As I’ve said before, I have been haunted by the depth of evil that was allowed to advance in the country of my heritage – Germany – just 70-some years ago. How could these things be allowed to happen and continue to happen in a Reformation stronghold that also served as the home of so much good theological thought and reflection? I strongly believe that examining and pondering these realities is an exercise that leads to spiritual health and maturity. There is nothing new under the sun. It happened before Hitler. And, it will happen again. The human heart is polluted by sin. Perhaps my examination of history will not only deepen my understanding of and appreciation for the Advent of the Redeemer, but it will serve to caution me against giving the enemy a foothold in my own life.
Valkyrie is a riveting account of one of several internal plots to assassinate Hitler. The story follows the plot hatched and carried out by Colonel Claus von Stauffenberg and several of his military associates. As we all know, the plot fails. . . . but in doing right, Colonel Claus von Stauffenberg does not.
The experience of viewing Valkyrie was enhanced by my vacation-reading of the best book I’ve ever read on sin – Cornelius Plantinga’s Not The Way It’s Supposed to Be: A Breviary of Sin. I will be starting this one all over again very soon. Plantinga unpacks the nature, extent, and dynamics of our fallenness with deep theological understanding. The book is so intensely practical that it delivers multiple blows to one’s stomach. Over and over again I found myself stopping dead in my tracks while thinking “That’s me” and “That’s us.”
While at some point I hope to blog some of the books most insightful quotes, let me share some of what I read in the book’s last chapter, which ironically, I read on the same day as seeing Valkyrie. Plantinga is describing our bent to flee into the agentic state – a place we tend to go when we enter into a hierarchical structure held together by various levels of authority. “Once inside the structure, he no longer thinks of himself as a responsible moral subject but only as an agent of others. He comes to see himself not as a person but as an instrument, not as a center of moral responsibility but as a tool. Moreover, once shifted into an agentic state, he finds it remarkably hard to shift back. He is in too deep. He has too much momentum built up. Shifting into disobedience is at that point like trying to shift a car into reverse at thirty miles an hour. He finds himself bound to a morally deteriorating situation that he wants to abandon, but he cannot find a good clean place to break it off.” And so we shut our eyes to injustice and conform. Evil advances unabated. And so we have Nazi Germany. . . . except for the few who stood up and did what was right.

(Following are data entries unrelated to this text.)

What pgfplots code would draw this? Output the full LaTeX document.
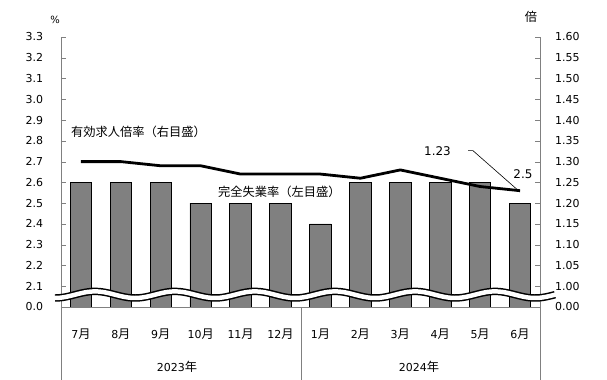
\documentclass[border=0pt]{standalone}
\usepackage{fontspec}
\setmainfont{DejaVu Sans}
\newfontfamily\jp{Noto Sans CJK JP}
\usepackage{pgfplots}
\pgfplotsset{compat=1.18}
\definecolor{axgray}{RGB}{128,128,128}
\definecolor{barfill}{RGB}{128,128,128}
\newcommand{\J}[1]{{\jp\fontsize{12.3}{14}\selectfont #1}}
\begin{document}
\begin{tikzpicture}
\useasboundingbox (-61bp,-73bp) rectangle (546bp,307bp);
\begin{axis}[
  at={(0,0)}, anchor=south west,
  scale only axis, width=479bp, height=270bp,
  xmin=-0.5, xmax=11.5, ymin=2.0, ymax=3.3,
  axis y line*=left, axis x line*=bottom,
  axis line style={axgray,-},
  tick align=inside, major tick length=5bp,
  ytick={2.0,2.1,2.2,2.3,2.4,2.5,2.6,2.7,2.8,2.9,3.0,3.1,3.2,3.3},
  yticklabels={0.0,2.1,2.2,2.3,2.4,2.5,2.6,2.7,2.8,2.9,3.0,3.1,3.2,3.3},
  ytick style={axgray},
  xtick={0,1,2,3,4,5,6,7,8,9,10,11},
  xticklabels={7\J{月},8\J{月},9\J{月},10\J{月},11\J{月},12\J{月},1\J{月},2\J{月},3\J{月},4\J{月},5\J{月},6\J{月}},
  xtick style={draw=none},
  xticklabel style={anchor=center, yshift=-22bp, font=\fontsize{11}{12}\selectfont},
  yticklabel style={anchor=east, xshift=-14.5bp, font=\fontsize{11}{12}\selectfont},
  ybar, bar width=21.5bp,
]
\addplot[fill=barfill, draw=black, line width=0.8bp] coordinates {
 (0,2.6) (1,2.6) (2,2.6) (3,2.5) (4,2.5) (5,2.5) (6,2.4) (7,2.6) (8,2.6) (9,2.6) (10,2.6) (11,2.5)};
\end{axis}
\begin{axis}[
  at={(0,0)}, anchor=south west,
  scale only axis, width=479bp, height=270bp,
  xmin=-0.5, xmax=11.5, ymin=0.95, ymax=1.60,
  axis y line*=right, axis x line=none,
  axis line style={axgray,-},
  tick align=inside, major tick length=5bp,
  ytick={0.95,1.00,1.05,1.10,1.15,1.20,1.25,1.30,1.35,1.40,1.45,1.50,1.55,1.60},
  yticklabels={0.00,1.00,1.05,1.10,1.15,1.20,1.25,1.30,1.35,1.40,1.45,1.50,1.55,1.60},
  ytick style={axgray},
  yticklabel style={anchor=west, xshift=11.7bp, font=\fontsize{11}{12}\selectfont},
  clip=false,
]
\addplot[black, line width=2.8bp, mark=none, line join=round] coordinates {
 (0,1.30) (1,1.30) (2,1.29) (3,1.29) (4,1.27) (5,1.27) (6,1.27) (7,1.26) (8,1.28) (9,1.26) (10,1.24) (11,1.23)};
\end{axis}
% lines below the axis
\draw[axgray, line width=0.8bp] (0,0) -- (0,-73bp);
\draw[axgray, line width=0.8bp] (240bp,0) -- (240bp,-73bp);
\draw[axgray, line width=0.8bp] (479bp,0) -- (479bp,-73bp);
% axis break
\begin{scope}[x=1bp,y=1bp]
\draw[black, line width=7.5] plot[domain=-6:494, samples=150, smooth] (\x,{12.3+3.3*sin(4.5*\x-63)});
\draw[white, line width=4.5] plot[domain=-7:495, samples=150, smooth] (\x,{12.3+3.3*sin(4.5*\x-63)});
% annotations
\draw[black, line width=0.6] (407,156.3) -- (412,156.3) -- (459,115);
\node[font=\fontsize{12}{14}\selectfont] at (376.5,156) {1.23};
\node[font=\fontsize{12}{14}\selectfont] at (462,132.7) {2.5};
\node[anchor=west, inner sep=0] at (10,175) {\J{有効求人倍率（右目盛）}};
\node[anchor=west, inner sep=0] at (157,115.3) {\J{完全失業率（左目盛）}};
\node[font=\fontsize{10}{11}\selectfont] at (-6,287) {\%};
\node at (470,290) {\J{倍}};
\node[font=\fontsize{11}{12}\selectfont] at (116,-60) {2023\J{年}};
\node[font=\fontsize{11}{12}\selectfont] at (358,-60) {2024\J{年}};
\end{scope}
\end{tikzpicture}
\end{document}
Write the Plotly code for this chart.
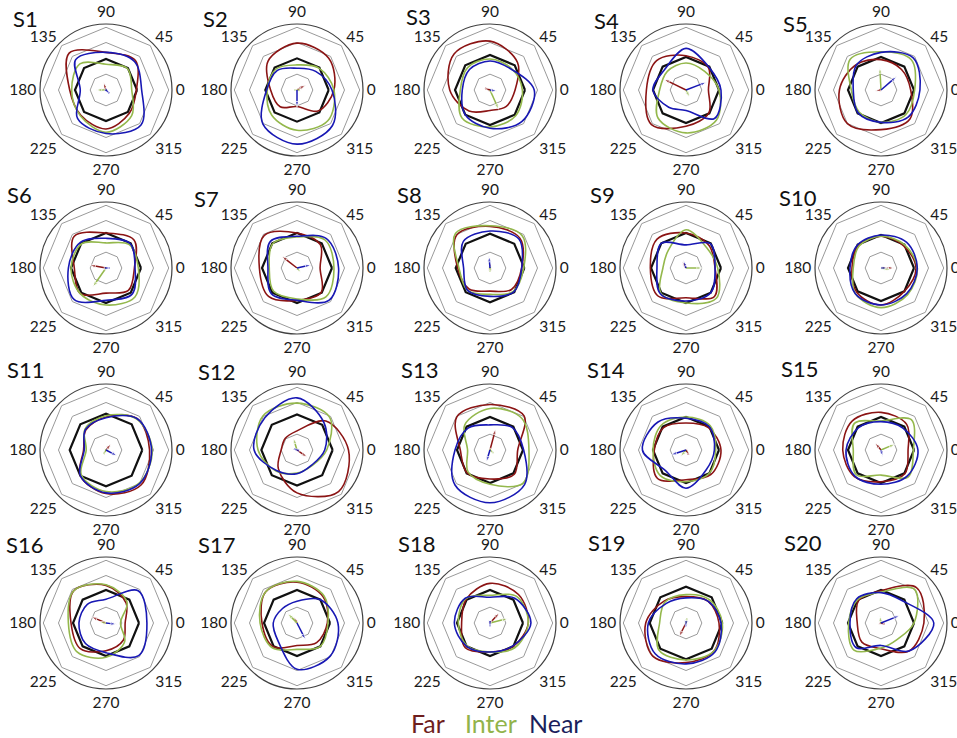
import plotly.graph_objects as go

W, H = 957, 738
subjects = [f"S{i}" for i in range(1, 21)]
angles = [0, 45, 90, 135, 180, 225, 270, 315]
ring_levels = [0.24, 0.72, 0.95]

far_r = [
    [0.46, 0.63, 0.57, 0.79, 0.55, 0.54, 0.59, 0.50],
    [0.56, 0.68, 0.71, 0.62, 0.40, 0.36, 0.25, 0.45],
    [0.38, 0.59, 0.74, 0.77, 0.61, 0.45, 0.31, 0.35],
    [0.34, 0.48, 0.52, 0.63, 0.60, 0.74, 0.55, 0.49],
    [0.45, 0.44, 0.46, 0.54, 0.63, 0.72, 0.60, 0.62],
    [0.43, 0.60, 0.53, 0.68, 0.48, 0.55, 0.38, 0.48],
    [0.35, 0.50, 0.53, 0.70, 0.57, 0.61, 0.49, 0.52],
    [0.48, 0.64, 0.63, 0.71, 0.49, 0.45, 0.35, 0.46],
    [0.44, 0.49, 0.53, 0.62, 0.54, 0.60, 0.45, 0.61],
    [0.53, 0.48, 0.48, 0.48, 0.44, 0.52, 0.56, 0.50],
    [0.66, 0.67, 0.50, 0.43, 0.34, 0.55, 0.66, 0.75],
    [0.78, 0.62, 0.29, 0.25, 0.24, 0.40, 0.65, 0.89],
    [0.42, 0.73, 0.69, 0.71, 0.45, 0.49, 0.44, 0.52],
    [0.53, 0.48, 0.41, 0.48, 0.48, 0.61, 0.45, 0.53],
    [0.41, 0.55, 0.57, 0.62, 0.58, 0.57, 0.48, 0.51],
    [0.29, 0.43, 0.57, 0.69, 0.53, 0.55, 0.42, 0.37],
    [0.46, 0.56, 0.62, 0.67, 0.53, 0.51, 0.34, 0.42],
    [0.58, 0.61, 0.60, 0.51, 0.43, 0.53, 0.44, 0.50],
    [0.50, 0.47, 0.40, 0.47, 0.61, 0.71, 0.60, 0.60],
    [0.65, 0.76, 0.49, 0.48, 0.36, 0.41, 0.39, 0.60],
]
inter_r = [
    [0.39, 0.46, 0.39, 0.56, 0.52, 0.55, 0.64, 0.55],
    [0.56, 0.47, 0.38, 0.45, 0.45, 0.54, 0.61, 0.66],
    [0.49, 0.46, 0.47, 0.48, 0.45, 0.60, 0.56, 0.55],
    [0.50, 0.40, 0.41, 0.40, 0.40, 0.60, 0.65, 0.65],
    [0.51, 0.65, 0.58, 0.66, 0.45, 0.47, 0.49, 0.53],
    [0.49, 0.50, 0.38, 0.52, 0.53, 0.55, 0.56, 0.62],
    [0.56, 0.60, 0.47, 0.52, 0.42, 0.50, 0.47, 0.62],
    [0.51, 0.69, 0.64, 0.74, 0.47, 0.48, 0.40, 0.50],
    [0.48, 0.44, 0.58, 0.38, 0.35, 0.54, 0.53, 0.65],
    [0.55, 0.50, 0.48, 0.47, 0.42, 0.55, 0.60, 0.57],
    [0.70, 0.66, 0.52, 0.45, 0.30, 0.53, 0.63, 0.71],
    [0.45, 0.70, 0.71, 0.73, 0.59, 0.45, 0.35, 0.33],
    [0.59, 0.68, 0.63, 0.54, 0.34, 0.47, 0.52, 0.71],
    [0.45, 0.52, 0.50, 0.53, 0.50, 0.55, 0.48, 0.50],
    [0.49, 0.65, 0.44, 0.57, 0.42, 0.53, 0.38, 0.58],
    [0.22, 0.45, 0.58, 0.69, 0.57, 0.62, 0.52, 0.40],
    [0.47, 0.58, 0.63, 0.67, 0.56, 0.53, 0.40, 0.50],
    [0.58, 0.57, 0.42, 0.52, 0.48, 0.49, 0.44, 0.53],
    [0.55, 0.50, 0.43, 0.45, 0.40, 0.58, 0.56, 0.60],
    [0.50, 0.72, 0.47, 0.50, 0.49, 0.58, 0.38, 0.35],
]
near_r = [
    [0.54, 0.61, 0.57, 0.65, 0.39, 0.61, 0.66, 0.75],
    [0.53, 0.40, 0.33, 0.42, 0.46, 0.73, 0.82, 0.76],
    [0.67, 0.45, 0.44, 0.44, 0.42, 0.53, 0.58, 0.68],
    [0.53, 0.49, 0.63, 0.45, 0.50, 0.37, 0.31, 0.61],
    [0.59, 0.69, 0.57, 0.53, 0.42, 0.49, 0.49, 0.58],
    [0.44, 0.52, 0.45, 0.55, 0.57, 0.68, 0.49, 0.56],
    [0.63, 0.63, 0.48, 0.57, 0.44, 0.55, 0.49, 0.69],
    [0.48, 0.62, 0.56, 0.57, 0.40, 0.48, 0.43, 0.51],
    [0.44, 0.52, 0.35, 0.53, 0.44, 0.55, 0.50, 0.53],
    [0.55, 0.55, 0.50, 0.50, 0.47, 0.55, 0.56, 0.55],
    [0.69, 0.67, 0.49, 0.44, 0.33, 0.55, 0.65, 0.72],
    [0.42, 0.58, 0.79, 0.69, 0.65, 0.44, 0.36, 0.32],
    [0.51, 0.48, 0.38, 0.47, 0.53, 0.75, 0.80, 0.74],
    [0.43, 0.50, 0.48, 0.60, 0.66, 0.44, 0.58, 0.43],
    [0.56, 0.47, 0.43, 0.48, 0.53, 0.56, 0.52, 0.56],
    [0.62, 0.69, 0.36, 0.40, 0.41, 0.44, 0.45, 0.70],
    [0.62, 0.50, 0.33, 0.31, 0.36, 0.40, 0.70, 0.71],
    [0.62, 0.53, 0.39, 0.53, 0.54, 0.50, 0.44, 0.49],
    [0.53, 0.47, 0.38, 0.42, 0.57, 0.66, 0.62, 0.62],
    [0.80, 0.47, 0.46, 0.52, 0.47, 0.53, 0.34, 0.60],
]
black_r = [0.47, 0.48, 0.53, 0.50, 0.50, 0.53, 0.53, 0.52, 0.53, 0.50,
           0.55, 0.54, 0.50, 0.50, 0.50, 0.50, 0.50, 0.50, 0.55, 0.50]

far_arrow_ang = [109, 31, 160, 154, 190, 170, 142, 95, 120, 0, 50, 325, 75, 300, 130, 157, 120, 47, 243, 340]
far_arrow_len = [0.12, 0.15, 0.08, 0.37, 0.09, 0.25, 0.29, 0.05, 0.12, 0.20, 0.12, 0.19, 0.33, 0.08, 0.14, 0.24, 0.10, 0.21, 0.23, 0.06]
inter_arrow_ang = [180, 180, 294, 297, 93, 235, 310, 275, 0, 350, 240, 107, 320, 230, 23, 170, 134, 14, 80, 100]
inter_arrow_len = [0.15, 0.04, 0.32, 0.12, 0.34, 0.35, 0.09, 0.06, 0.25, 0.15, 0.07, 0.19, 0.07, 0.13, 0.23, 0.10, 0.20, 0.28, 0.07, 0.11]
near_arrow_ang = [315, 270, 350, 21, 41, 0, 13, 95, 110, 0, 332, 160, 253, 198, 285, 353, 297, 270, 260, 22]
near_arrow_len = [0.07, 0.26, 0.11, 0.33, 0.31, 0.06, 0.22, 0.18, 0.12, 0.10, 0.19, 0.05, 0.19, 0.24, 0.10, 0.16, 0.28, 0.05, 0.05, 0.30]

tick_labels = ["0", "45", "90", "135", "180", "225", "270", "315"]

# layout geometry (pixels)
col_x = [106, 297, 490, 686, 881]
row_y = [90, 268, 450, 623]
RAD = 66
title_pos = [(25, 18), (215, 19), (418, 17), (606, 21), (795, 23),
             (19, 194), (206, 198), (409, 194), (602, 194), (798, 197),
             (25, 369), (216, 371), (419, 369), (606, 370), (799, 368),
             (24, 544), (216, 544), (416, 543), (606, 542), (803, 542)]

FAR_C, INTER_C, NEAR_C = "#8B1414", "#94B84C", "#1818B4"
FONT = "Lato"


def fx(px):
    return px / W


def fy(py):
    return 1 - py / H


fig = go.Figure()
layout = {}
closed = angles + [angles[0]]

for i, name in enumerate(subjects):
    pk = "polar" if i == 0 else f"polar{i+1}"
    cx, cy = col_x[i % 5], row_y[i // 5]
    layout[pk] = dict(
        domain=dict(x=[fx(cx - RAD), fx(cx + RAD)],
                    y=[fy(cy + RAD), fy(cy - RAD)]),
        bgcolor="white",
        radialaxis=dict(range=[0, 1], visible=False, showgrid=False),
        angularaxis=dict(tickmode="array", tickvals=angles, ticktext=tick_labels,
                         showgrid=False, ticks="", showline=True,
                         linecolor="#404040", linewidth=1.2,
                         tickfont=dict(family=FONT, size=15.5, color="#1a1a1a"),
                         rotation=0, direction="counterclockwise"),
    )
    for lvl in ring_levels:
        fig.add_trace(go.Scatterpolar(r=[lvl] * 9, theta=closed, mode="lines",
                                      line=dict(color="#9a9a9a", width=1),
                                      subplot=pk, showlegend=False, hoverinfo="skip"))
    fig.add_trace(go.Scatterpolar(r=[black_r[i]] * 9, theta=closed, mode="lines",
                                  line=dict(color="#111111", width=2.2),
                                  subplot=pk, showlegend=False))
    for data, col in ((far_r, FAR_C), (inter_r, INTER_C), (near_r, NEAR_C)):
        rr = data[i] + [data[i][0]]
        fig.add_trace(go.Scatterpolar(r=rr, theta=closed, mode="lines",
                                      line=dict(color=col, width=1.6, shape="spline", smoothing=1.0),
                                      subplot=pk, showlegend=False))
    for angs, lens, col in ((far_arrow_ang, far_arrow_len, FAR_C),
                            (inter_arrow_ang, inter_arrow_len, INTER_C),
                            (near_arrow_ang, near_arrow_len, NEAR_C)):
        fig.add_trace(go.Scatterpolar(r=[0, lens[i]], theta=[angs[i], angs[i]],
                                      mode="lines+markers",
                                      line=dict(color=col, width=1.5),
                                      marker=dict(symbol=["circle", "arrow"], size=[0, 6],
                                                  angleref="previous", color=col),
                                      subplot=pk, showlegend=False))

annotations = []
for i, name in enumerate(subjects):
    tx, ty = title_pos[i]
    annotations.append(dict(text=name, x=fx(tx), y=fy(ty), xref="paper", yref="paper",
                            showarrow=False, xanchor="center", yanchor="middle",
                            font=dict(family=FONT, size=22, color="#111111")))

legend_items = [("Far", "#6E1E1E", 428), ("Inter", "#92B34A", 491), ("Near", "#1B1F5C", 555)]
for txt, col, lx in legend_items:
    annotations.append(dict(text=txt, x=fx(lx), y=fy(723), xref="paper", yref="paper",
                            showarrow=False, xanchor="center", yanchor="middle",
                            font=dict(family=FONT, size=25, color=col)))

fig.update_layout(width=W, height=H, margin=dict(l=0, r=0, t=0, b=0),
                  paper_bgcolor="white", plot_bgcolor="white",
                  annotations=annotations, showlegend=False, **layout)
fig.write_html("out.html", config={"displayModeBar": False},
               post_script="document.body.style.margin='0px';document.body.style.overflow='hidden';")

The words of the prophet Obadiah to Edom should make us think about our responsibility to be faithful and obedient first and foremost to The King who has called us to live out His Kingdom priorities: “Because of the violence you did to your close relatives in Israel, you will be filled with shame and destroyed forever. when they were invaded, you stood aloof, refusing to help them.”
On the way home from seeing Valkyrie, I had a nice discussion about evil and how it advances with my 16-year-old son and his friends. History is certainly worth watching.